值得。
和他在一起,值得?
兰溪溪怔在床上,一颗心‘噗通、噗通~’加快,呼吸发热。
薄战夜不再多言,命医生给兰溪溪换好药,重新敷上药以及止痛药,然后将早餐递给她。
兰溪溪从始至终成为被照顾的人,甚至有种被他捧在手心的感觉。
明明局促,但她之前的委屈,难受,还是全然不在,似雨过天晴。
毕竟冷凝、疏离的他,让人招架不住。
早餐后,薄战夜去外面接听电话。
兰溪溪也接到来自江朵儿的电话:
“溪溪,你在哪儿啊?我怀孕了。”
什么?
怀孕?
兰溪溪震惊无比:“兰枭的?”
“嗯……他明明有做措施,我也不知道怎么会怀孕。”江朵儿慌张焦急,手足无措:
“怎么办?他肯定不要孩子,要知道我怀孕,肯定不会和我再继续。
溪溪,你快帮我想想办法。”
兰溪溪也没想到这么棘手的事,她安慰道:
“你先淡定,我现在人在米国医院,一会儿去问问医生情况,就赶回去陪你。
不过我觉得你还是应该问问兰枭,毕竟孩子是他的,他有权利知情和做主。万一没你想的那么糟糕呢?”

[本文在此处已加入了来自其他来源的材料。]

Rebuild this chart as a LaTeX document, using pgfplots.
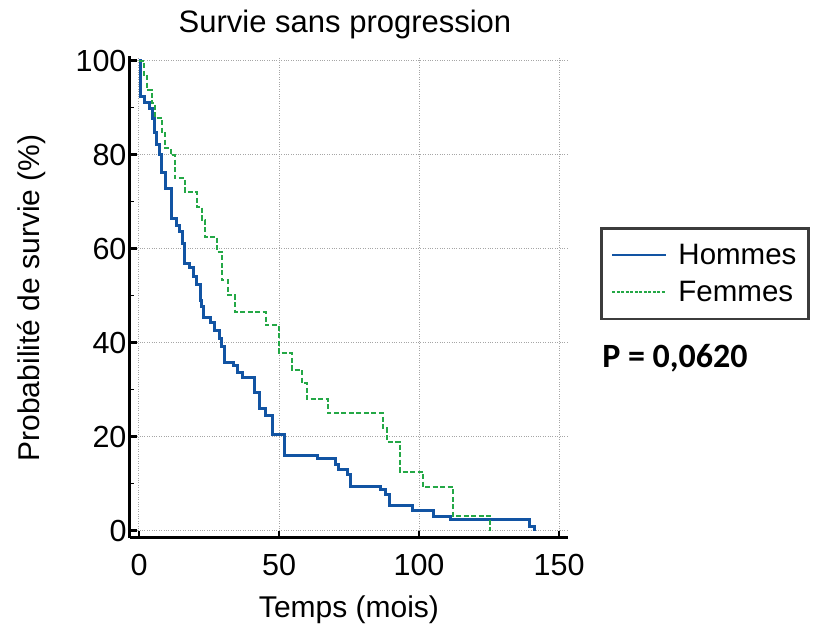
\documentclass[border=0pt]{standalone}
\usepackage{fontspec}
\setmainfont{Liberation Sans}
\newfontfamily\carlito{Carlito}
\usepackage{pgfplots}
\pgfplotsset{compat=1.18}
\definecolor{hommes}{RGB}{18,84,163}
\definecolor{femmes}{RGB}{36,168,70}
\definecolor{legframe}{RGB}{60,60,60}
\begin{document}
\begin{tikzpicture}[x=1pt,y=1pt]
\useasboundingbox (0,0) rectangle (815,627);
\begin{axis}[
  at={(130pt,89pt)}, anchor=south west,
  scale only axis, width=438pt, height=482pt,
  xmin=-3.21, xmax=153.2, ymin=-1.55, ymax=101,
  axis lines=left,
  axis line style={-, line width=3pt, black},
  xtick={0,50,100,150}, ytick={0,20,...,100},
  minor y tick num=1,
  tick align=inside,
  major tick length=7pt, minor tick length=4pt,
  every major tick/.append style={line width=2.5pt, black},
  every minor tick/.append style={line width=1pt, black},
  grid=major,
  grid style={dotted, line width=1pt, gray!70},
  /pgf/number format/assume math mode=true,
  ticklabel style={font=\fontsize{30.5}{36}\selectfont},
  xticklabel style={yshift=-13pt},
  title={Survie sans progression},
  title style={at={(axis description cs:0.4909,1.0685)}, anchor=center, yshift=-8pt, font=\fontsize{31}{37}\selectfont},
  xlabel={Temps (mois)},
  xlabel style={at={(axis description cs:0.5,-0.1432)}, anchor=center, yshift=-3pt, font=\fontsize{30}{36}\selectfont},
  ylabel={Probabilité de survie (\%)},
  ylabel style={at={(axis description cs:-0.2237,0.498)}, anchor=center, xshift=0pt, font=\fontsize{30}{36}\selectfont},
  legend style={at={(axis description cs:1.0731,0.6452)}, anchor=north west, draw=legframe, line width=2.5pt,
    font=\fontsize{29.5}{35}\selectfont, inner xsep=10pt, inner ysep=14pt, row sep=11pt, column sep=9pt},
  legend cell align=left,
  legend image code/.code={\draw[#1] (0pt,0pt) -- (54pt,0pt);},
]
\addplot[const plot, hommes, line width=3pt, forget plot] coordinates {
(0,100) (0.5,94.8) (0.7,92.3) (1.8,91.2) (3.9,89.9) (5.0,87.8) (5.7,84.8) (6.4,82.1)
(7.5,80.0) (8.2,76.3) (9.3,72.9) (11.7,66.5) (13.5,65.0) (14.6,63.6) (15.4,61.2)
(16.4,56.9) (17.9,55.9) (19.3,54.0) (20.7,52.3) (21.8,49.0) (22.5,47.6) (23.2,45.4)
(25.4,44.4) (26.8,42.7) (28.6,41.0) (29.6,39.1) (30.7,35.7) (33.6,35.2) (35.0,33.6)
(37.1,32.7) (41.4,29.3) (43.2,26.1) (45.0,24.6) (47.5,20.4) (52.1,16.1) (63.9,15.3)
(70.0,14.0) (71.1,13.1) (74.3,11.9) (75.4,9.5) (86.1,8.7) (87.9,7.6) (89.6,5.3)
(97.5,4.4) (105.0,3.1) (111.1,2.3) (139.6,0.8) (141.4,0)
};
\addplot[const plot, femmes, line width=2pt, dash pattern=on 5pt off 2.5pt, forget plot] coordinates {
(0,100) (1.8,97.0) (2.9,93.8) (4.6,91.0) (5.7,87.8) (8.2,84.6) (9.3,81.4) (11.4,79.9)
(12.9,75.0) (16.4,72.1) (20.7,68.9) (22.5,66.1) (23.6,62.5) (27.9,59.3) (29.6,53.3)
(31.8,50.1) (34.3,46.5) (45.2,43.7) (50.0,37.8) (54.6,34.2) (58.2,31.4) (60.0,28.0)
(67.5,25.0) (87.1,21.8) (88.6,18.9) (93.2,12.5) (101.4,9.3) (112.1,3.1) (125.4,0)
};
\addlegendimage{hommes, line width=2.2pt, solid}
\addlegendimage{femmes, line width=1.5pt, dash pattern=on 3pt off 1.5pt}
\addlegendentry{Hommes}
\addlegendentry{Femmes}
\end{axis}
\node[font={\carlito\bfseries\fontsize{34}{40}\selectfont}] at (675,269) {P = 0,0620};
\end{tikzpicture}
\end{document}
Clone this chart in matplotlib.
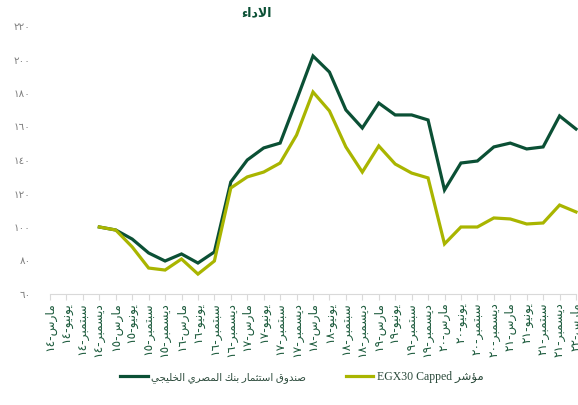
import matplotlib
matplotlib.use("Agg")
import matplotlib.pyplot as plt
import numpy as np

# Arabic months and years used on the x axis (quarter ends)
months = ["مارس", "يونيو", "سبتمبر", "ديسمبر"]
years = ["١٤", "١٥", "١٦", "١٧", "١٨", "١٩", "٢٠", "٢١", "٢٢"]

# Series values, Dec-14 .. Mar-22
fund = [100, 98.2, 92.8, 84.5, 79.7, 83.9, 78.5, 85.1, 126.9, 140, 147.2, 150.1,
        175.8, 202.1, 192.5, 169.9, 159.1, 174, 166.9, 166.9, 163.9, 122.1, 138.2,
        139.4, 147.8, 150.1, 146.6, 147.8, 166.3, 158.5]
egx30 = [100, 98.2, 88.1, 75.5, 74.3, 80.9, 71.9, 79.7, 123.3, 129.9, 132.8, 138.2,
         154.9, 180.6, 169.3, 147.8, 132.8, 148.4, 137.6, 132.2, 129.3, 89.9, 100,
         100, 105.4, 104.8, 101.8, 102.4, 113.1, 109]

fund_name = "صندوق استثمار بنك المصري الخليجي"
index_name = "مؤشر"
title = "الاداء"
yticks = [60, 80, 100, 120, 140, 160, 180, 200, 220]

# matplotlib does no arabic shaping -> use presentation forms by hand
forms = {
    'ء': (0xFE80, 'U'), 'ؤ': (0xFE85, 'R'), 'ا': (0xFE8D, 'R'), 'ب': (0xFE8F, 'D'),
    'ت': (0xFE95, 'D'), 'ث': (0xFE99, 'D'), 'ج': (0xFE9D, 'D'), 'خ': (0xFEA5, 'D'),
    'د': (0xFEA9, 'R'), 'ر': (0xFEAD, 'R'), 'س': (0xFEB1, 'D'), 'ش': (0xFEB5, 'D'),
    'ص': (0xFEB9, 'D'), 'ق': (0xFED5, 'D'), 'ك': (0xFED9, 'D'), 'ل': (0xFEDD, 'D'),
    'م': (0xFEE1, 'D'), 'ن': (0xFEE5, 'D'), 'و': (0xFEED, 'R'), 'ي': (0xFEF1, 'D'),
    '\ufefb': (0xFEFB, 'R'),
}


def rtl(text):
    text = text.replace('لا', '\ufefb')
    out = []
    for i, ch in enumerate(text):
        if ch not in forms:
            out.append(ch)
            continue
        base, kind = forms[ch]
        prev = text[i - 1] if i > 0 else ''
        nxt = text[i + 1] if i + 1 < len(text) else ''
        join_prev = kind != 'U' and prev in forms and forms[prev][1] == 'D'
        join_next = kind == 'D' and nxt in forms and forms[nxt][1] != 'U'
        if join_prev and join_next:
            base += 3
        elif join_prev:
            base += 1
        elif join_next:
            base += 2
        out.append(chr(base))
    return ''.join(out)[::-1]


arabic_digits = str.maketrans("0123456789", "٠١٢٣٤٥٦٧٨٩")

labels = []
for y in years:
    for m in months:
        labels.append(y + "-" + rtl(m))
labels = labels[:33]

dark = '#0b5035'
olive = '#a9b500'

plt.rcParams['font.family'] = ['DejaVu Sans']

fig = plt.figure(figsize=(5.78, 4.05), dpi=100)
ax = fig.add_axes([50 / 578, 1 - 294 / 405, 526 / 578, 268 / 405])

x = np.arange(3, 3 + len(fund))
ax.plot(x, fund, color=dark, lw=2.3, label=rtl(fund_name), clip_on=False,
        solid_joinstyle='miter')
ax.plot(x, egx30, color=olive, lw=2.3, label="EGX30 Capped " + rtl(index_name),
        clip_on=False, solid_joinstyle='miter')

ax.set_xlim(0, 32)
ax.set_ylim(60, 220)
ax.set_xticks(np.arange(len(labels)))
ax.set_xticklabels(labels, rotation=90, fontsize=8.8, color='#1d5b3d')
ax.set_yticks(yticks)
ax.set_yticklabels([str(v).translate(arabic_digits) for v in yticks],
                   fontsize=7.5, color='#7f7f7f')
ax.tick_params(axis='x', length=4, color='#d9d9d9', pad=2)
ax.tick_params(axis='y', length=0, pad=14)

for s in ['top', 'right', 'left']:
    ax.spines[s].set_visible(False)
ax.spines['bottom'].set_color('#d9d9d9')

fig.text(257 / 578, 1 - 13 / 405, rtl(title), ha='center', va='center',
         fontsize=9, fontweight='bold', color=dark)

leg = fig.legend(loc='center', bbox_to_anchor=(302 / 578, 1 - 377 / 405), ncol=2,
                 frameon=False, handlelength=2.3, handletextpad=0.3, columnspacing=3.4,
                 prop={'family': ['Liberation Serif', 'DejaVu Sans'], 'size': 8.5},
                 labelcolor='#2b4a3b')
leg.get_texts()[0].set_fontsize(7.4)

plt.savefig("out.png", dpi=100)
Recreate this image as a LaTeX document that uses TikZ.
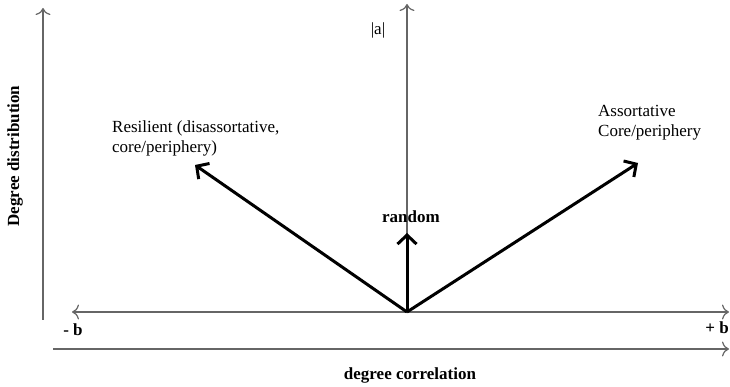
\documentclass[tikz,border=0pt]{standalone}
\usepackage{fontspec}
\setmainfont{Liberation Serif}
\usetikzlibrary{positioning, arrows.meta}

\begin{document}
\begin{tikzpicture}[x=1pt, y=1pt,
    axis/.style={draw=black!60, line width=1.2pt},
    tip/.style={-{To[length=7pt, width=15pt]}},
    trend/.style={line width=3pt, -{Straight Barb[length=9pt, width=19pt]}},
    lbl/.style={font=\fontsize{17}{20}\selectfont, align=left, inner sep=0pt},
    bl/.style={font=\fontsize{17}{20}\selectfont\bfseries, inner sep=0pt}]
    \useasboundingbox (0,0) rectangle (730,387);

    % Axes
    \coordinate (ydown) at (43,67);
    \coordinate (yup) at (43,379);
    \coordinate (O) at (407,75);
    \coordinate (atop) at (407,383);
    \coordinate (bneg) at (72,75);
    \coordinate (bpos) at (729,75);
    \coordinate (cleft) at (53,38);
    \coordinate (cright) at (729,38);
    \draw[axis, tip] (ydown) -- (yup);
    \draw[axis, tip] (O) -- (atop);
    \draw[axis, {To[length=7pt, width=15pt]}-{To[length=7pt, width=15pt]}] (bneg) -- (bpos);
    \draw[axis, tip] (cleft) -- (cright);

    % Trends
    \coordinate (resil) at (195,222);
    \coordinate (rand) at (407,154);
    \coordinate (assort) at (638,224);
    \draw[trend] (O) -- (resil);
    \draw[trend] (O) -- (rand);
    \draw[trend] (O) -- (assort);

    % Labels
    \node[bl] (minusb) at (73,57) {- b};
    \node[bl, anchor=east] (plusb) at (729,59) {+ b};
    \node[bl] (xlabel) at (410,12) {degree correlation};
    \node[bl, rotate=90] (ylabel) at (15,231) {Degree distribution};
    \node[lbl] (alabel) at (378,357) {|a|};
    \node[bl] (randlabel) at (411,170) {random};
    \node[lbl, anchor=west] (resillabel) at (112,249) {Resilient (disassortative,\\core/periphery)};
    \node[lbl, anchor=west] (assortlabel) at (598,264) {Assortative\\Core/periphery};
\end{tikzpicture}
\end{document}
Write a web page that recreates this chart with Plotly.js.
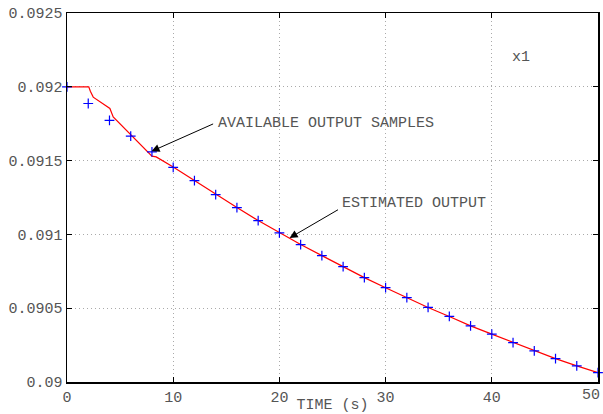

江朵儿吸吸鼻子:“真的吗?他真的有可能留下孩子吗?”
“嗯。反正你也拿不定主意,问问看吧。”
兰溪溪挂断电话,撑着身子起身。
恰好,薄战夜从外面回来。
看到她起身,快步走过去:“医生让你少动。”
她焦急道:“朵儿检查出怀孕,我要回去陪她。
九爷,能不能麻烦你让医生开药,我在路上用?”
薄战夜拧起剑眉:“你现在自己都是伤患,哪儿经得起折腾?
躺好。
他们的事,他们自己解决。”
兰溪溪摇头:“不行,朵儿一个人在帝城孤苦无依,也没有熟人和朋友,怀孕这种事最需要人陪伴,也会东想西想,我要陪着她。”
当初的她,就是绝望无助,彷徨孤单。
刚想着,手机铃声又响起。
“溪溪~~呜呜……”刚接听,就是江朵儿崩溃至极的哭声。
兰溪溪紧起秀眉,无比担忧:
“怎么了?你别哭呀。”
江朵儿哽塞抽咽:“你哥他说让我自己解决,不要出现在他面前。呜呜……
溪溪,我怎么办?我不想失去他。”
兰溪溪:“……”
兰枭也太混蛋了!
“你等我,我回去给你主持公道。”
挂断电话,兰溪溪气急就要起身。
薄战夜一把拉住她:“米国医院,没有出院证据,病人无法出去。”
兰溪溪焦急:“我的是皮外伤,没有大问题。我现在必须要回去,”
她很害怕江朵儿想不开。
“你冷静等我说完。”薄战夜开口:
“我去让医生开药,办出院证明,并且通知莫南西备直升飞机,申请航线。
前提是你别乱动,路上听我安排。”
他沉稳利落。
兰溪溪眼睛里立即亮起星光,点头:
“好,都听你的。”
半个小时后。
直升飞机停在空旷的操场。
薄战夜抱着兰溪溪上飞机。
直升飞机空旷,豪华。
坐上去没两分钟,飞行员便正式起飞。
兰溪溪焦躁的心渐渐安定,给江朵儿发消息:
【我已经在飞机上了,别多想。】
【嗯。】
看到回复,兰溪溪微微松下一口气,同时又感慨:为什么受伤的是女人?
兰枭又怎么能那样无情无义?连自己的孩子都不要?
“你睡会儿。到了帝城才有精力陪她。”身边薄战夜柔声道。
兰溪溪点头,闭上眼睛。
但这种时候心里思绪万千,怎么都睡不着。
她睁开眼:“兰枭就是典型的资本主义,只顾自己,不顾责任。
好想飞到他面前,把他打的狗血淋头。
要是朵儿有什么三长两短,我不会放过他的。”
义愤填膺,满腔怒气。
薄战夜深邃目光凝着她,片刻后,说:
“对比之下,你应该知道我这样的男人,天上地下,绝无仅有,应该珍惜。”
咳咳!
这时候趁机安利一波自己?
兰溪溪差点吐血。
不过不可否认的是,薄战夜知道有‘孩子’后,并没有像兰枭那般绝情,甚至还为她肩负起责任,想念孩子。
他,的确和别的男人不一样。
“小溪,那次的赌,我赢了。”男人沉稳声抛出,提醒着什么。
当时的赌约,若他赢了,她便迈出。
兰溪溪想起那个赌约,心里一阵紧张心慌。
是啊,他赢了。
她需要的勇气他已经给予,按理说她应该迈出去。
可……她也不知道自己在犹豫不决,彷徨无措什么,总是没有勇气。